Missing Mailchimp email activity data

  • Is this your first time deploying Airbyte?: No
  • OS Version / Instance: Ubuntu
  • Memory / Disk: you can use something like 4Gb / 1 Tb
  • Deployment: Kubernetes
  • Airbyte Version: 0.39.25
  • Source name/version: Mailchimp
  • Destination name/version: Json destination
  • Step: Run the Mailchimp source with the Json destination with more than 700 email events
  • Description:
    When I run the Mailchimp source to the JSON destination and compare it with what’s returned from the Mailchimp API’s, the output JSON is missing a lot of data. I spot-checked one campaign and found 61 events in the JSON output and the Mailchimp email_activity endpoint returns around 707.

Hello, @murph! Could you please show me the Airbyte/server logs so I can see if you are getting an errors?

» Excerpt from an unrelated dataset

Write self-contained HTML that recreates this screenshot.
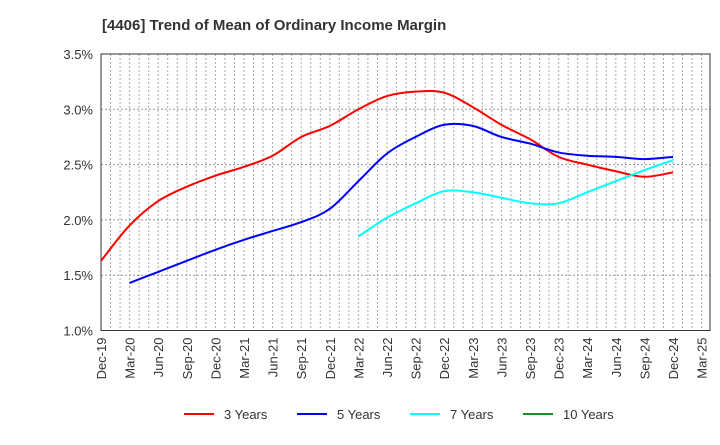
<!DOCTYPE html>
<html><head><meta charset="utf-8"><style>
body{margin:0;background:#fff;font-family:"Liberation Sans",Arial,sans-serif}
svg text{font-family:"Liberation Sans",Arial,sans-serif}
</style></head><body>
<svg width="720" height="440" viewBox="0 0 720 440">
<text x="102" y="30" font-size="15" font-weight="bold" fill="#333">[4406]  Trend of Mean of Ordinary Income Margin</text>
<g id="grid"></g>
<g id="axes"></g>
<g id="series"></g>
<g id="legend"></g>
</svg>
<script>
const xLabels=["Dec-19","Mar-20","Jun-20","Sep-20","Dec-20","Mar-21","Jun-21","Sep-21","Dec-21","Mar-22","Jun-22","Sep-22","Dec-22","Mar-23","Jun-23","Sep-23","Dec-23","Mar-24","Jun-24","Sep-24","Dec-24","Mar-25"];
const yTicks=[1.0,1.5,2.0,2.5,3.0,3.5];
const y3=[1.63,1.95,2.17,2.3,2.4,2.48,2.58,2.75,2.85,3.0,3.12,3.16,3.15,3.02,2.86,2.73,2.57,2.5,2.44,2.39,2.43];
const y5=[null,1.43,1.53,1.63,1.73,1.82,1.9,1.98,2.1,2.35,2.6,2.75,2.86,2.85,2.75,2.69,2.61,2.58,2.57,2.55,2.57];
const y7=[null,null,null,null,null,null,null,null,null,1.85,2.02,2.15,2.26,2.25,2.2,2.15,2.15,2.25,2.35,2.45,2.54];
const y10=[];
const seriesNames=["3 Years","5 Years","7 Years","10 Years"];
const colors=["#ff0000","#0000ff","#00ffff","#228b22"];
const L=101,R=710,T=54,B=330.5,STEP=28.6;
const ns="http://www.w3.org/2000/svg";
const X=i=>L+STEP*i;
const Y=v=>B-(v-1.0)/(3.5-1.0)*(B-T);
function mk(tag,attrs,parent){const e=document.createElementNS(ns,tag);for(const k in attrs)e.setAttribute(k,attrs[k]);parent.appendChild(e);return e;}
const grid=document.getElementById('grid'),axes=document.getElementById('axes'),ser=document.getElementById('series'),leg=document.getElementById('legend');
for(let m=1;L+m*STEP/3<R-1;m++){const x=L+m*STEP/3;const l=mk('line',{x1:x,x2:x,y1:T,y2:B,stroke:'#aaa','stroke-width':1,'stroke-dasharray':'2,2'},grid);

}
yTicks.forEach(v=>{const y=Y(v);
if(v>1.0&&v<3.5){const g=mk('line',{x1:L,x2:R,y1:y,y2:y,stroke:'#999','stroke-width':1,'stroke-dasharray':'2,2'},grid);

}
const t=mk('text',{x:L-8,y:y+5,'text-anchor':'end','font-size':13,fill:'#333'},axes);t.textContent=v.toFixed(1)+'%';

});
const fr=mk('rect',{x:L,y:T,width:R-L,height:B-T,fill:'none',stroke:'#333','stroke-width':1},axes);


xLabels.forEach((s,i)=>{const x=X(i);const t=mk('text',{x:0,y:0,'text-anchor':'end','font-size':13,fill:'#333',transform:`translate(${x+5},${B+7}) rotate(-90)`},axes);t.textContent=s;

});
function path(arr){const pts=[];arr.forEach((v,i)=>{if(v!=null)pts.push([X(i),Y(v)]);});if(pts.length<2)return '';
let d=`M${pts[0][0]},${pts[0][1]}`;for(let i=0;i<pts.length-1;i++){const p0=pts[i-1]||pts[i],p1=pts[i],p2=pts[i+1],p3=pts[i+2]||p2;
const c1=[p1[0]+(p2[0]-p0[0])/6,p1[1]+(p2[1]-p0[1])/6],c2=[p2[0]-(p3[0]-p1[0])/6,p2[1]-(p3[1]-p1[1])/6];
d+=`C${c1[0]},${c1[1]} ${c2[0]},${c2[1]} ${p2[0]},${p2[1]}`;}return d;}
[y3,y5,y7,y10].forEach((a,k)=>{const d=path(a);if(!d)return;const p=mk('path',{d:d,fill:'none',stroke:colors[k],'stroke-width':2},ser);

});
const lx=[184,297,410,523];
seriesNames.forEach((n,k)=>{const l=mk('line',{x1:lx[k],x2:lx[k]+30,y1:414,y2:414,stroke:colors[k],'stroke-width':2},leg);


const t=mk('text',{x:lx[k]+40,y:419,'font-size':13,fill:'#333'},leg);t.textContent=n;

});
</script>
</body></html>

We aren’t getting any errors but we were able to debug this a bit. It looks like every time you paginate the email activity endpoint you’re also incrementing the since param: airbyte/streams.py at bfa54aca50115770530ca6fdff24d4125541d23b · airbytehq/airbyte · GitHub. Via the cursor_field: airbyte/streams.py at bfa54aca50115770530ca6fdff24d4125541d23b · airbytehq/airbyte · GitHub which is the timestamp of the newest record: airbyte/streams.py at bfa54aca50115770530ca6fdff24d4125541d23b · airbytehq/airbyte · GitHub

That means that when we do an incremental sync we lose a lot of records. The records returned from the Mailchimp API are NOT sorted by timestamp, so the timestamp selection is completely arbitrary. I don’t think this is the intended behavior?

Looks like you cannot sort what’s returned from the email activity endpoint so this kind of checkpointing wont work https://mailchimp.com/developer/marketing/api/email-activity-reports/list-email-activity/

Thanks for digging into this - you are right, this is definitely not the intended behavior. I’ve opened an issue on Github, I or another team member will start work on this soon!

1 Like

Thank you for creating that issue! I just wanted to check in to see when the issue will be prioritized?

@murph sorry for the wait, we have a few team members out this week. I asked one of my colleagues to set aside some time for this issue, so you’ll be hearing something soon!